A comprehensible, inviting journey into the inner lives of scientists and the relation of the “merely personal” to outsized realms of thought, from chess computers to cosmology.
Bernstein (Dawning of the Raj, 2000, etc.) pioneered attempts in the 1960s and ’70s to bring cutting-edge scientific thought to the mainstream; he notes that, initially, his articles for the New Yorker (where he was a staff writer from 1961 to 1993) were published anonymously to avoid an intellectual blackballing. This well-executed anthology of unpublished pieces and encores from venues like American Scholar and Commentary concentrates Bernstein’s endeavors to clarify both hard-scientific and philosophical inquiries. He steers somewhat elaborate essays back to the titular concept, derived from Einstein’s notion that the emotional, social lives of great scientists were of little concern relative to their discoveries. Despite his veneration of Einstein, Bernstein takes issue with this, confronting the resonance of scientists’ personal odysseys in a variety of forums. He begins by revisiting the chaotic 1972 Spassky-Fischer chess match (which he’d covered in an aborted Playboy article), comparing it with the existential trauma visited upon human excellence by the 1997 defeat of Gary Kasparov by IBM’s Deep Blue. “Tom Stoppard’s Quantum” provides an original exploration of the incursion of controversial theories into such cultural arenas as the theater, and the inaccurate yet trenchant ways in which they become re-worked.
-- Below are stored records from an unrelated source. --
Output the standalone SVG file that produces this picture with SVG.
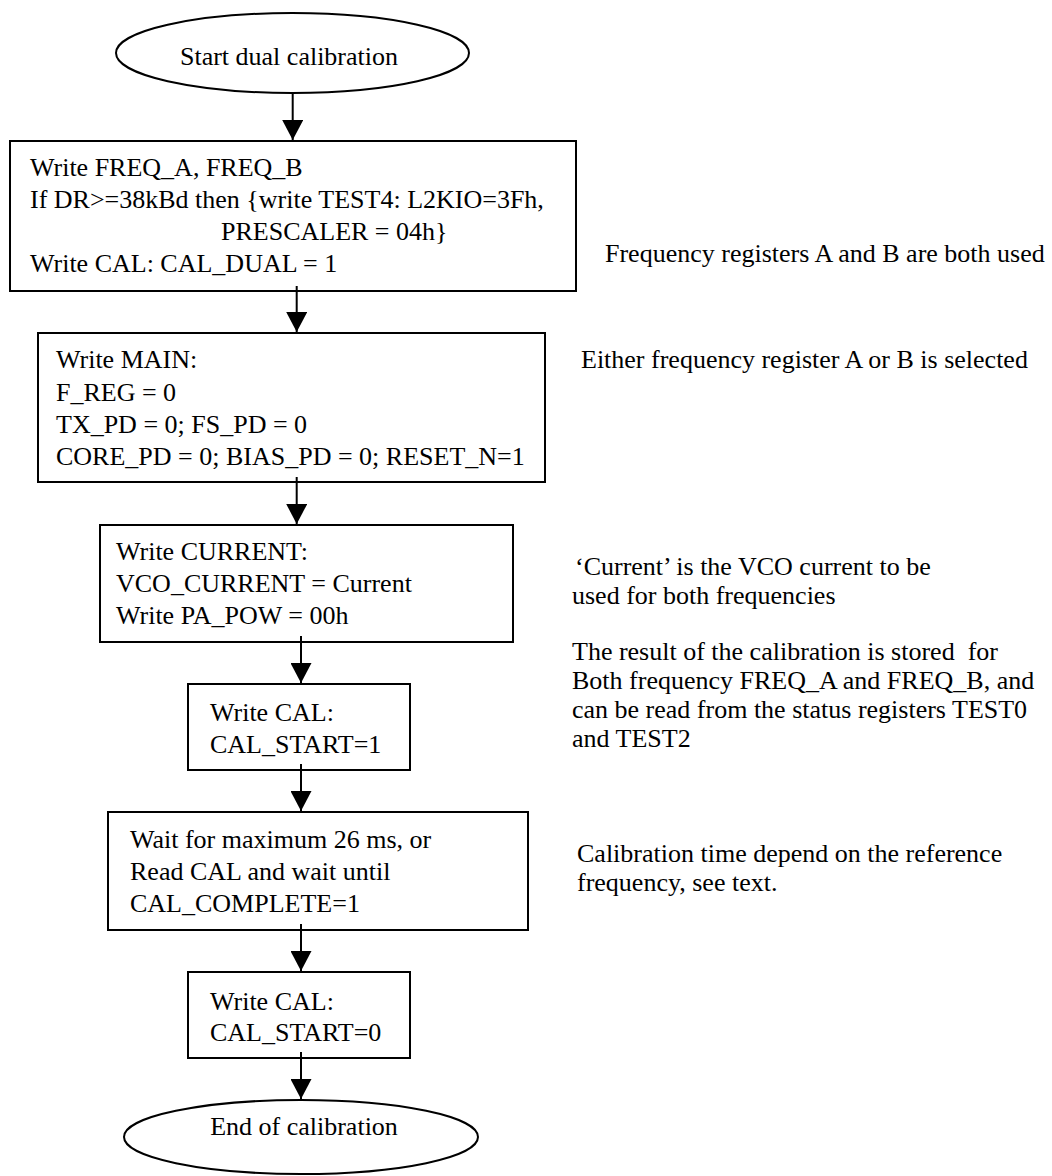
<svg xmlns="http://www.w3.org/2000/svg" width="1052" height="1176" viewBox="0 0 1052 1176">
<defs>
<marker id="ah" markerWidth="20" markerHeight="21" refX="20" refY="10.5" orient="auto" markerUnits="userSpaceOnUse" viewBox="0 0 20 21">
<path d="M0,0 L20,10.5 L0,21 Z" fill="#000"/>
</marker>
</defs>
<style>
text{font-family:"Liberation Serif","Times New Roman",serif;font-size:26px;fill:#000;white-space:pre}
.box{fill:#fff;stroke:#000;stroke-width:2}
.conn{stroke:#000;stroke-width:2;fill:none}
</style>
<rect width="1052" height="1176" fill="#fff"/>
<g id="start">
<ellipse class="box" cx="292.5" cy="53" rx="176.5" ry="40"/>
<text x="289" y="65" text-anchor="middle">Start dual calibration</text>
</g>
<g id="n1">
<rect class="box" x="10" y="141" width="566" height="150"/>
<text x="30" y="176">Write FREQ_A, FREQ_B</text>
<text x="30" y="208">If DR&gt;=38kBd then {write TEST4: L2KIO=3Fh,</text>
<text x="221" y="240">PRESCALER = 04h}</text>
<text x="30" y="272">Write CAL: CAL_DUAL = 1</text>
</g>
<g id="n2">
<rect class="box" x="38" y="333" width="507" height="149"/>
<text x="56" y="368">Write MAIN:</text>
<text x="56" y="401">F_REG = 0</text>
<text x="56" y="433">TX_PD = 0; FS_PD = 0</text>
<text x="56" y="465">CORE_PD = 0; BIAS_PD = 0; RESET_N=1</text>
</g>
<g id="n3">
<rect class="box" x="100" y="525" width="413" height="117"/>
<text x="116" y="560">Write CURRENT:</text>
<text x="116" y="592">VCO_CURRENT = Current</text>
<text x="116" y="624">Write PA_POW = 00h</text>
</g>
<g id="n4">
<rect class="box" x="188" y="684" width="222" height="86"/>
<text x="210" y="721">Write CAL:</text>
<text x="210" y="753">CAL_START=1</text>
</g>
<g id="n5">
<rect class="box" x="108" y="812" width="420" height="118"/>
<text x="130" y="848">Wait for maximum 26 ms, or</text>
<text x="130" y="880">Read CAL and wait until</text>
<text x="130" y="912">CAL_COMPLETE=1</text>
</g>
<g id="n6">
<rect class="box" x="188" y="972" width="222" height="86"/>
<text x="210" y="1010">Write CAL:</text>
<text x="210" y="1041">CAL_START=0</text>
</g>
<g id="end">
<ellipse class="box" cx="301" cy="1137" rx="177" ry="37"/>
<text x="304" y="1135" text-anchor="middle">End of calibration</text>
</g>
<g id="notes">
<text x="605" y="262">Frequency registers A and B are both used</text>
<text x="581" y="368">Either frequency register A or B is selected</text>
<text x="575" y="575">‘Current’ is the VCO current to be</text>
<text x="572" y="604">used for both frequencies</text>
<text x="572" y="660">The result of the calibration is stored  for</text>
<text x="572" y="689">Both frequency FREQ_A and FREQ_B, and</text>
<text x="572" y="718">can be read from the status registers TEST0</text>
<text x="572" y="747">and TEST2</text>
<text x="577" y="862">Calibration time depend on the reference</text>
<text x="577" y="891">frequency, see text.</text>
</g>
<g id="connectors">
<line class="conn" x1="292.7" y1="93" x2="292.7" y2="140" marker-end="url(#ah)"/>
<line class="conn" x1="296.7" y1="286" x2="296.7" y2="332" marker-end="url(#ah)"/>
<line class="conn" x1="296.7" y1="477" x2="296.7" y2="524" marker-end="url(#ah)"/>
<line class="conn" x1="301" y1="636" x2="301" y2="683" marker-end="url(#ah)"/>
<line class="conn" x1="301" y1="764" x2="301" y2="811" marker-end="url(#ah)"/>
<line class="conn" x1="301" y1="924" x2="301" y2="971" marker-end="url(#ah)"/>
<line class="conn" x1="301" y1="1052" x2="301" y2="1099" marker-end="url(#ah)"/>
</g>
</svg>
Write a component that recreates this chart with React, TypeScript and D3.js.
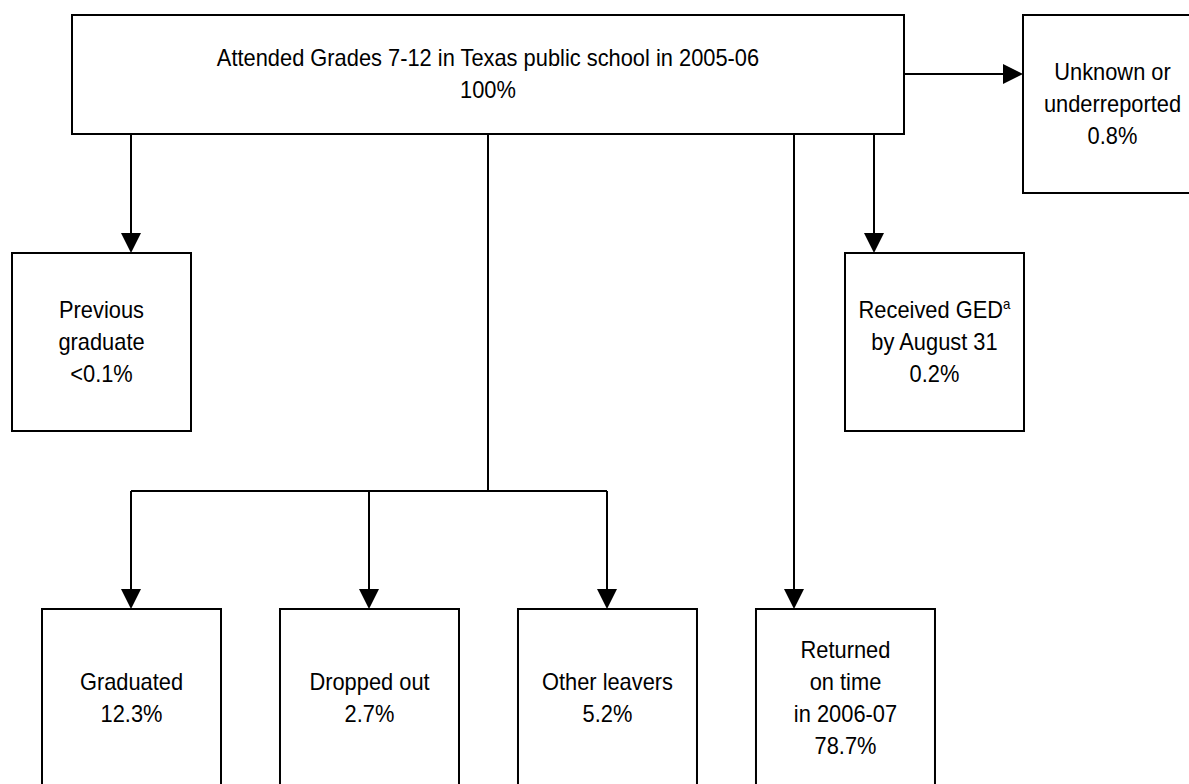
import * as d3 from 'd3'

// source node text
const sourceLines = ['Attended Grades 7-12 in Texas public school in 2005-06', '100%']

// outcome nodes
const outcomeIds = ['prev', 'ged', 'unknown', 'grad', 'drop', 'other', 'returned']
const outcomeLabels = [
  ['Previous', 'graduate'],
  ['Received GED', 'by August 31'],
  ['Unknown or', 'underreported'],
  ['Graduated'],
  ['Dropped out'],
  ['Other leavers'],
  ['Returned', 'on time', 'in 2006-07'],
]
const outcomePercents = ['<0.1%', '0.2%', '0.8%', '12.3%', '2.7%', '5.2%', '78.7%']
const footnoteMarks = ['', 'a', '', '', '', '', '']
const bottomRow = ['grad', 'drop', 'other', 'returned']

const W = 1189
const H = 784
const BOX_W = 179
const BOX_H = 178
const LINE_H = 32
const FONT = "'Liberation Sans', Arial, sans-serif"
const NARROW = 0.95

// layout, kept apart from the data
const topBox = { x: 72, y: 15, w: 832, h: 119 }
const rowY = { top: 15, mid: 253, bottom: 609 }
const bandX = d3.scaleBand<string>().domain(bottomRow).range([42, 934]).paddingInner(0.252)

const boxPos: Record<string, { x: number; y: number }> = {
  prev: { x: 12, y: rowY.mid },
  ged: { x: 845, y: rowY.mid },
  unknown: { x: 1023, y: rowY.top },
}
bottomRow.forEach((id) => {
  boxPos[id] = { x: bandX(id) ?? 0, y: rowY.bottom }
})

const branchY = 491
const bandMid = (id: string) => (bandX(id) ?? 0) + bandX.bandwidth() / 2

type Pt = [number, number]
const line = d3.line<Pt>()

// arrowed connectors
const arrows: Pt[][] = [
  [[131, topBox.y + topBox.h], [131, rowY.mid]],
  [[874, topBox.y + topBox.h], [874, rowY.mid]],
  [[topBox.x + topBox.w, 74], [boxPos.unknown.x, 74]],
  [[794, topBox.y + topBox.h], [794, rowY.bottom]],
  ...['grad', 'drop', 'other'].map((id): Pt[] => [[bandMid(id), branchY], [bandMid(id), rowY.bottom]]),
]
// plain connectors
const plain: Pt[][] = [
  [[488, topBox.y + topBox.h], [488, branchY]],
  [[bandMid('grad'), branchY], [bandMid('other'), branchY]],
]

function arrowHead(a: Pt, b: Pt) {
  const ang = Math.atan2(b[1] - a[1], b[0] - a[0])
  const len = 20
  const half = 10
  const bx = b[0] - len * Math.cos(ang)
  const by = b[1] - len * Math.sin(ang)
  const px = -Math.sin(ang) * half
  const py = Math.cos(ang) * half
  return `M${b[0]},${b[1]}L${bx + px},${by + py}L${bx - px},${by - py}Z`
}

function shorten(pts: Pt[]): Pt[] {
  const a = pts[0]
  const b = pts[pts.length - 1]
  const ang = Math.atan2(b[1] - a[1], b[0] - a[0])
  return [a, [b[0] - 12 * Math.cos(ang), b[1] - 12 * Math.sin(ang)]]
}

function BoxText({ cx, cy, lines, marks }: { cx: number; cy: number; lines: string[]; marks?: string[] }) {
  const n = lines.length
  return (
    <g>
      {lines.map((t, i) => (
        <text
          key={i}
          transform={`translate(${cx},${cy + (i - (n - 1) / 2) * LINE_H}) scale(${NARROW},1)`}
          textAnchor="middle"
          dominantBaseline="central"
          fontSize={23}
          fontFamily={FONT}
          fill="#000"
        >
          {t}
          {marks && marks[i] ? (
            <tspan fontSize={14} dy={-6}>
              {marks[i]}
            </tspan>
          ) : null}
        </text>
      ))}
    </g>
  )
}

export default function App() {
  return (
    <svg
      width={W}
      height={H}
      viewBox={`0 0 ${W} ${H}`}
      style={{ position: 'absolute', left: 0, top: 0, background: '#fff' }}
    >
      <rect x={0} y={0} width={W} height={H} fill="#fff" />

      {plain.map((p, i) => (
        <path key={'p' + i} d={line(p) ?? ''} stroke="#000" strokeWidth={2} fill="none" />
      ))}
      {arrows.map((p, i) => (
        <g key={'a' + i}>
          <path d={line(shorten(p)) ?? ''} stroke="#000" strokeWidth={2} fill="none" />
          <path d={arrowHead(p[0], p[p.length - 1])} fill="#000" />
        </g>
      ))}

      <rect
        x={topBox.x}
        y={topBox.y}
        width={topBox.w}
        height={topBox.h}
        fill="none"
        stroke="#000"
        strokeWidth={2}
      />
      <BoxText cx={topBox.x + topBox.w / 2} cy={topBox.y + topBox.h / 2} lines={sourceLines} />

      {outcomeIds.map((id, i) => {
        const p = boxPos[id]
        const lines = [...outcomeLabels[i], outcomePercents[i]]
        const marks = lines.map((_, j) => (j === 0 ? footnoteMarks[i] : ''))
        return (
          <g key={id}>
            <rect x={p.x} y={p.y} width={BOX_W} height={BOX_H} fill="none" stroke="#000" strokeWidth={2} />
            <BoxText cx={p.x + BOX_W / 2} cy={p.y + BOX_H / 2} lines={lines} marks={marks} />
          </g>
        )
      })}
    </svg>
  )
}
In “Enough Einstein?,” he wryly considers biographical problems regarding this famously private genius, discussing competing positions from the lurid to the insightful, as well as the clash of personalities involved in preserving Einstein’s thought and his estate, which were at odds. “The Merely Very Good” again relates physics and the arts, with touching consideration of the fates of those in both fields who are inevitably eclipsed by genius. Other essays offer moral exploration regarding compromised figures of the nuclear age, including Robert Oppenheimer’s post–Manhattan Project fall from grace, and those who contributed to or abstained from the Nazi atomic effort.
A varied, insightful collection, albeit one steeped in scientific arcana, this will appeal to a select few.